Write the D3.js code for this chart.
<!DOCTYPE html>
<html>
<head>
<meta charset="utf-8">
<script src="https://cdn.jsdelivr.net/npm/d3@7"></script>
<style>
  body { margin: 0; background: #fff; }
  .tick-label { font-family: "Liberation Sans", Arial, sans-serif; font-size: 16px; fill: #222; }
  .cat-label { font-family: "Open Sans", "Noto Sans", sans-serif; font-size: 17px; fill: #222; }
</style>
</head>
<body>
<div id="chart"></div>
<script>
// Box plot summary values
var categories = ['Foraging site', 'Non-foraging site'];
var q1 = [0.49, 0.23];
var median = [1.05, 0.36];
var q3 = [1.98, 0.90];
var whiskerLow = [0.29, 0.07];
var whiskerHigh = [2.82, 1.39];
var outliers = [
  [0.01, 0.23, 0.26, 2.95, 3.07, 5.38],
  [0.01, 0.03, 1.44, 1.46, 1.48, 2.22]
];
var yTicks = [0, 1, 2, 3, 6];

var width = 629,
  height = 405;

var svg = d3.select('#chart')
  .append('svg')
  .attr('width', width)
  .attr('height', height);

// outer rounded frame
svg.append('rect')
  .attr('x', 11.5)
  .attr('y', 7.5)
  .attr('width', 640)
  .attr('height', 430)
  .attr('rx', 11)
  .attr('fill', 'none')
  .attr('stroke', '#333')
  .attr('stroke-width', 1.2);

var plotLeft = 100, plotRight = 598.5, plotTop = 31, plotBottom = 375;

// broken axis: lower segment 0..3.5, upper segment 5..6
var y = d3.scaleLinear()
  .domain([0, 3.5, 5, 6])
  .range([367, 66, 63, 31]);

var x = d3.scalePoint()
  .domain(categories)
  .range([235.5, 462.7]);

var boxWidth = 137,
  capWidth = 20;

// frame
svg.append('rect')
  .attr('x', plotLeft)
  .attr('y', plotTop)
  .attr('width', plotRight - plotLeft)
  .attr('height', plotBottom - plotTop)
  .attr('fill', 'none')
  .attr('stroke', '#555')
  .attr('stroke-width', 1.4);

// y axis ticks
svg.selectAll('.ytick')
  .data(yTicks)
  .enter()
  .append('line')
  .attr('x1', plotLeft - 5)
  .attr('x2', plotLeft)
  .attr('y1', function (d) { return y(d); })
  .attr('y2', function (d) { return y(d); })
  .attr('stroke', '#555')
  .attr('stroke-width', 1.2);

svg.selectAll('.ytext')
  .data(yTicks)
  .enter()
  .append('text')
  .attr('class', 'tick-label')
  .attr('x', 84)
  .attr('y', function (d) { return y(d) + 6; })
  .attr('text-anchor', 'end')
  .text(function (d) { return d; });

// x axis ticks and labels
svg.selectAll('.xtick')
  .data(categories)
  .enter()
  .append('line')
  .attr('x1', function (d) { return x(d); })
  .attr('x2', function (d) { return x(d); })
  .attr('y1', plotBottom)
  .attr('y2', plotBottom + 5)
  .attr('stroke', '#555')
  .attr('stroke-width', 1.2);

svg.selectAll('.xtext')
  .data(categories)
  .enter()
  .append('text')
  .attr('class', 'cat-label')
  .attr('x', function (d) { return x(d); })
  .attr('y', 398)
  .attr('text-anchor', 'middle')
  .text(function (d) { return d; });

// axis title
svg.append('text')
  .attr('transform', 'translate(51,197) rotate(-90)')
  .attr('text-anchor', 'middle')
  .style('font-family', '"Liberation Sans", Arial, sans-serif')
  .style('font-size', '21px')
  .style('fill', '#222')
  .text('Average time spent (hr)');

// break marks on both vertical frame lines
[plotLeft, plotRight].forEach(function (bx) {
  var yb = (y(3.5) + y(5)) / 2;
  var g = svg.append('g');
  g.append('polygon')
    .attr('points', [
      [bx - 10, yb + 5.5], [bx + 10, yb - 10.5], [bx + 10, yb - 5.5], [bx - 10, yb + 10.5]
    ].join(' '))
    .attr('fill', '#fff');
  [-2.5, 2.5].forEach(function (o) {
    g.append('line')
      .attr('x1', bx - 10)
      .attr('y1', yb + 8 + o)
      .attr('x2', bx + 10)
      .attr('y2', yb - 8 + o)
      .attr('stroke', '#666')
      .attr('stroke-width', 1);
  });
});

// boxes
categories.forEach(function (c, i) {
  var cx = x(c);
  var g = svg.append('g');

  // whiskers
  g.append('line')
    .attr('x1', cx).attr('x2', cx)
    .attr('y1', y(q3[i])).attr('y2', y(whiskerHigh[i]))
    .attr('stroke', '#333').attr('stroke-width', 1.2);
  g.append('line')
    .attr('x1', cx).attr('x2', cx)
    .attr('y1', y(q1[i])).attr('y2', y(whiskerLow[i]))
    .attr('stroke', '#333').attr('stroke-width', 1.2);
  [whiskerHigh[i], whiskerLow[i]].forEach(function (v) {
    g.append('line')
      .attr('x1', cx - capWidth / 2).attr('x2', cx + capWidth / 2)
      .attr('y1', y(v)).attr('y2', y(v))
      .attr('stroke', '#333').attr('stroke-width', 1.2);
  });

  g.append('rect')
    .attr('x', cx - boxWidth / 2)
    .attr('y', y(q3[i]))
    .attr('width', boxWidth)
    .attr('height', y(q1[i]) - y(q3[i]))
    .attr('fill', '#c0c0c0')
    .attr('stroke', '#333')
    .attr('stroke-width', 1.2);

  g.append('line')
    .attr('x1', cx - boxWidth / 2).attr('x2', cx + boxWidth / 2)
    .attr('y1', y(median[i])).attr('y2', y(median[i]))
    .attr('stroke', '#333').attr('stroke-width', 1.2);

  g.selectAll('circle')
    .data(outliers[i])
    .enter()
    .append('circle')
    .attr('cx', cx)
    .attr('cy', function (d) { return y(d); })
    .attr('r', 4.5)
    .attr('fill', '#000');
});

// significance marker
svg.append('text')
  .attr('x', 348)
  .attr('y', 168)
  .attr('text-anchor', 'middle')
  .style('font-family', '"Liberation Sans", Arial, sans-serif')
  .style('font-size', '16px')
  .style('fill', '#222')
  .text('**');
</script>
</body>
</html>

__________________________________________________

◆ The problem ◆
Please output the entire listing exactly as it stands.

◆ Problem solution ◆
Write the D3.js code for this chart.
<!DOCTYPE html>
<html>
<head>
<meta charset="utf-8">
<script src="https://cdn.jsdelivr.net/npm/d3@7"></script>
<style>
  body { margin: 0; background: #fff; }
  .tick-label { font-family: "Liberation Sans", Arial, sans-serif; font-size: 16px; fill: #222; }
  .cat-label { font-family: "Open Sans", "Noto Sans", sans-serif; font-size: 17px; fill: #222; }
</style>
</head>
<body>
<div id="chart"></div>
<script>
// Box plot summary values
var categories = ['Foraging site', 'Non-foraging site'];
var q1 = [0.49, 0.23];
var median = [1.05, 0.36];
var q3 = [1.98, 0.90];
var whiskerLow = [0.29, 0.07];
var whiskerHigh = [2.82, 1.39];
var outliers = [
  [0.01, 0.23, 0.26, 2.95, 3.07, 5.38],
  [0.01, 0.03, 1.44, 1.46, 1.48, 2.22]
];
var yTicks = [0, 1, 2, 3, 6];

var width = 629,
  height = 405;

var svg = d3.select('#chart')
  .append('svg')
  .attr('width', width)
  .attr('height', height);

// outer rounded frame
svg.append('rect')
  .attr('x', 11.5)
  .attr('y', 7.5)
  .attr('width', 640)
  .attr('height', 430)
  .attr('rx', 11)
  .attr('fill', 'none')
  .attr('stroke', '#333')
  .attr('stroke-width', 1.2);

var plotLeft = 100, plotRight = 598.5, plotTop = 31, plotBottom = 375;

// broken axis: lower segment 0..3.5, upper segment 5..6
var y = d3.scaleLinear()
  .domain([0, 3.5, 5, 6])
  .range([367, 66, 63, 31]);

var x = d3.scalePoint()
  .domain(categories)
  .range([235.5, 462.7]);

var boxWidth = 137,
  capWidth = 20;

// frame
svg.append('rect')
  .attr('x', plotLeft)
  .attr('y', plotTop)
  .attr('width', plotRight - plotLeft)
  .attr('height', plotBottom - plotTop)
  .attr('fill', 'none')
  .attr('stroke', '#555')
  .attr('stroke-width', 1.4);

// y axis ticks
svg.selectAll('.ytick')
  .data(yTicks)
  .enter()
  .append('line')
  .attr('x1', plotLeft - 5)
  .attr('x2', plotLeft)
  .attr('y1', function (d) { return y(d); })
  .attr('y2', function (d) { return y(d); })
  .attr('stroke', '#555')
  .attr('stroke-width', 1.2);

svg.selectAll('.ytext')
  .data(yTicks)
  .enter()
  .append('text')
  .attr('class', 'tick-label')
  .attr('x', 84)
  .attr('y', function (d) { return y(d) + 6; })
  .attr('text-anchor', 'end')
  .text(function (d) { return d; });

// x axis ticks and labels
svg.selectAll('.xtick')
  .data(categories)
  .enter()
  .append('line')
  .attr('x1', function (d) { return x(d); })
  .attr('x2', function (d) { return x(d); })
  .attr('y1', plotBottom)
  .attr('y2', plotBottom + 5)
  .attr('stroke', '#555')
  .attr('stroke-width', 1.2);

svg.selectAll('.xtext')
  .data(categories)
  .enter()
  .append('text')
  .attr('class', 'cat-label')
  .attr('x', function (d) { return x(d); })
  .attr('y', 398)
  .attr('text-anchor', 'middle')
  .text(function (d) { return d; });

// axis title
svg.append('text')
  .attr('transform', 'translate(51,197) rotate(-90)')
  .attr('text-anchor', 'middle')
  .style('font-family', '"Liberation Sans", Arial, sans-serif')
  .style('font-size', '21px')
  .style('fill', '#222')
  .text('Average time spent (hr)');

// break marks on both vertical frame lines
[plotLeft, plotRight].forEach(function (bx) {
  var yb = (y(3.5) + y(5)) / 2;
  var g = svg.append('g');
  g.append('polygon')
    .attr('points', [
      [bx - 10, yb + 5.5], [bx + 10, yb - 10.5], [bx + 10, yb - 5.5], [bx - 10, yb + 10.5]
    ].join(' '))
    .attr('fill', '#fff');
  [-2.5, 2.5].forEach(function (o) {
    g.append('line')
      .attr('x1', bx - 10)
      .attr('y1', yb + 8 + o)
      .attr('x2', bx + 10)
      .attr('y2', yb - 8 + o)
      .attr('stroke', '#666')
      .attr('stroke-width', 1);
  });
});

// boxes
categories.forEach(function (c, i) {
  var cx = x(c);
  var g = svg.append('g');

  // whiskers
  g.append('line')
    .attr('x1', cx).attr('x2', cx)
    .attr('y1', y(q3[i])).attr('y2', y(whiskerHigh[i]))
    .attr('stroke', '#333').attr('stroke-width', 1.2);
  g.append('line')
    .attr('x1', cx).attr('x2', cx)
    .attr('y1', y(q1[i])).attr('y2', y(whiskerLow[i]))
    .attr('stroke', '#333').attr('stroke-width', 1.2);
  [whiskerHigh[i], whiskerLow[i]].forEach(function (v) {
    g.append('line')
      .attr('x1', cx - capWidth / 2).attr('x2', cx + capWidth / 2)
      .attr('y1', y(v)).attr('y2', y(v))
      .attr('stroke', '#333').attr('stroke-width', 1.2);
  });

  g.append('rect')
    .attr('x', cx - boxWidth / 2)
    .attr('y', y(q3[i]))
    .attr('width', boxWidth)
    .attr('height', y(q1[i]) - y(q3[i]))
    .attr('fill', '#c0c0c0')
    .attr('stroke', '#333')
    .attr('stroke-width', 1.2);

  g.append('line')
    .attr('x1', cx - boxWidth / 2).attr('x2', cx + boxWidth / 2)
    .attr('y1', y(median[i])).attr('y2', y(median[i]))
    .attr('stroke', '#333').attr('stroke-width', 1.2);

  g.selectAll('circle')
    .data(outliers[i])
    .enter()
    .append('circle')
    .attr('cx', cx)
    .attr('cy', function (d) { return y(d); })
    .attr('r', 4.5)
    .attr('fill', '#000');
});

// significance marker
svg.append('text')
  .attr('x', 348)
  .attr('y', 168)
  .attr('text-anchor', 'middle')
  .style('font-family', '"Liberation Sans", Arial, sans-serif')
  .style('font-size', '16px')
  .style('fill', '#222')
  .text('**');
</script>
</body>
</html>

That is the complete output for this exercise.